Se qualcuno pensasse di gustarsi una retrospettiva dei film di Woody Allen, sappia che quest’ultimo uscito è il film nr.48 del regista di New York. Una vera maratona filmica la sua produzione che, condensata in 51 anni della vita di Woody, fanno quasi un film all’anno, media da primato. Qua e là, nelle critiche che lo riguardano, si vocifera che questa sua effervescenza produttiva sia un trucco, un’escamotage che il regista usa per non pensare alla vita, per tenere alla larga la nevrosi e per scongiurare il fatale approssimarsi della morte, cosa di cui si è sempre dichiarato contrario. Ma per quanto il lavoro esorcizzi i fantasmi di Allen, questi riaffiorano nei suoi personaggi, richiamati nei toni della commedia, del dramma o della tragedia.
Il materiale umano, utilizzato da Allen, è variegato nei movimentati sali e scendi della vita ben simboleggiati dalla ruota del luna park di Coney Island, elemento spettacolo e sfondo scenico del film. La protagonista della storia è Ginny, impersonata dalla fascinosa Kate Winslet, ultima icona del cinema arruolata da Allen, che fa la cameriera in un bar e sogna una vita più appagante di quella che condivide con il marito Humpty, ex ubriacone. Lei ha, come frutto di un legame precedente, un ragazzino piromane mentre l’attuale marito ha una figlia adulta di primo letto che non vede da anni, sposata a un malavitoso. Per evadere dal quotidiano Ginny intreccia una relazione con il bagnino della spiaggia sotto casa il quale finisce poi di invaghirsi di Carolina, la figlia rediviva di Humpty, avviando la storia verso l’epilogo infausto in cui di solito conduce il tarlo rovinoso della gelosia. Come spesso succede nei film di Allen, i suoi soggetti, forse campionari globali di una comune allergia, non sopportano la normalità e, coltivando malcelate ambizioni, sognano un futuro di successo nel campo della scrittura o del cinema o di chissà cosa. Così sognando una vita diversa ed esemplare tutti mancano quell’unica che hanno a disposizione, finendo di assaporare controvoglia il gusto amaro del fallimento, termine che in America si usa sempre al netto di ogni indugio.

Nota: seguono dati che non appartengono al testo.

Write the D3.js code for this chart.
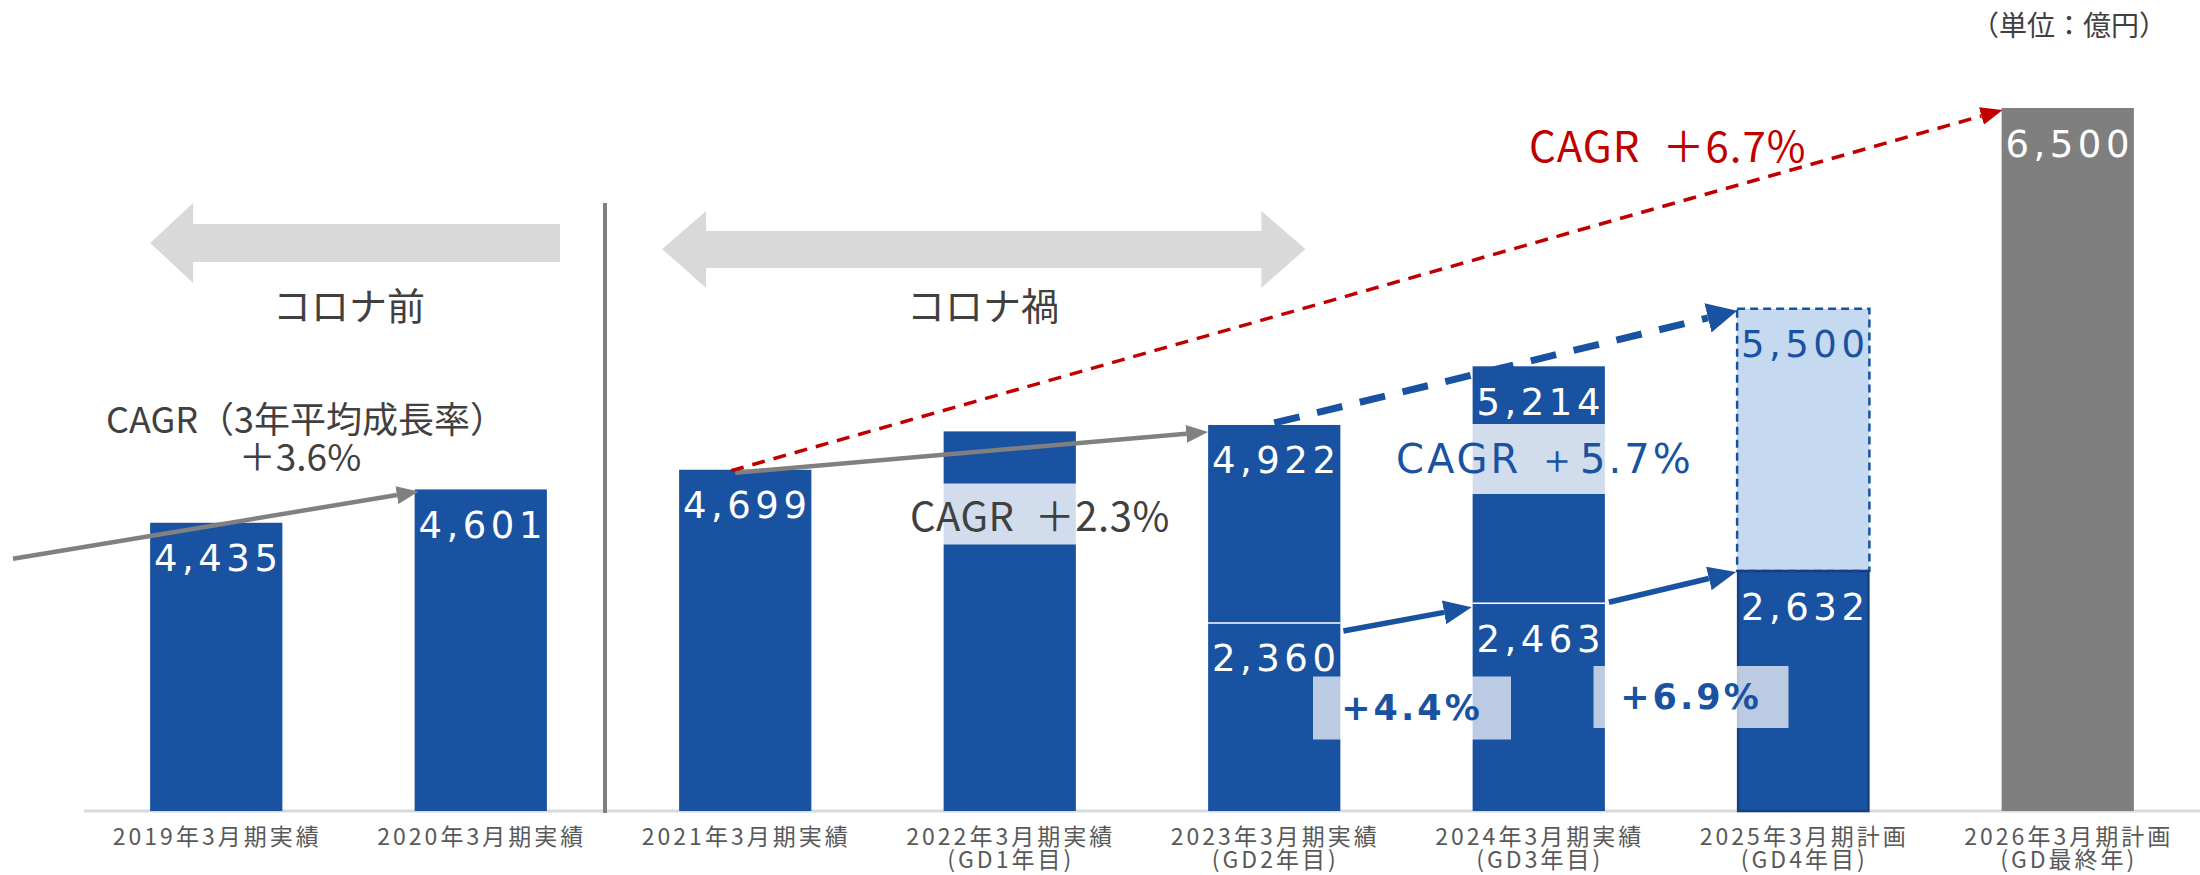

Il film di Allen è dunque un carosello di esistenze rappresentative di quegli uomini comuni che cadono ostaggio di sogni prevalentemente fasulli. Vittorio Storaro, il direttore della fotografia, alla seconda collaborazione con Allen dopo Cafè Society, esalta la ripresa con la maestria della sua fotografia. C’è nel film tutta quella fisiologia della luce, definizione da lui stesso adottata, che dipinge ogni inquadratura. E’ uno spettacolo nello spettacolo. La luce ubbidisce a Storaro che, come un Caravaggio del cinema, la fa scendere sugli ambienti di atmosfera anni 50, in cui il film è collocato, e sui personaggi che trascolorano dalle tinte calde a quelle fredde, così sottolineando anche i loro caratteri e stati d’animo. La storia è probabilmente ispirata ai classici teatrali di Eugene O’Neil che io non conoscevo e che adesso, grazie ad Allen, so chi è. A 82 anni Woody Allen firma un’altra opera di valore, attento a non ripetersi, pur affrontando i temi di sempre. Quando al cinema di fine anno compare un suo lavoro, per me il regalo di Natale è assicurato.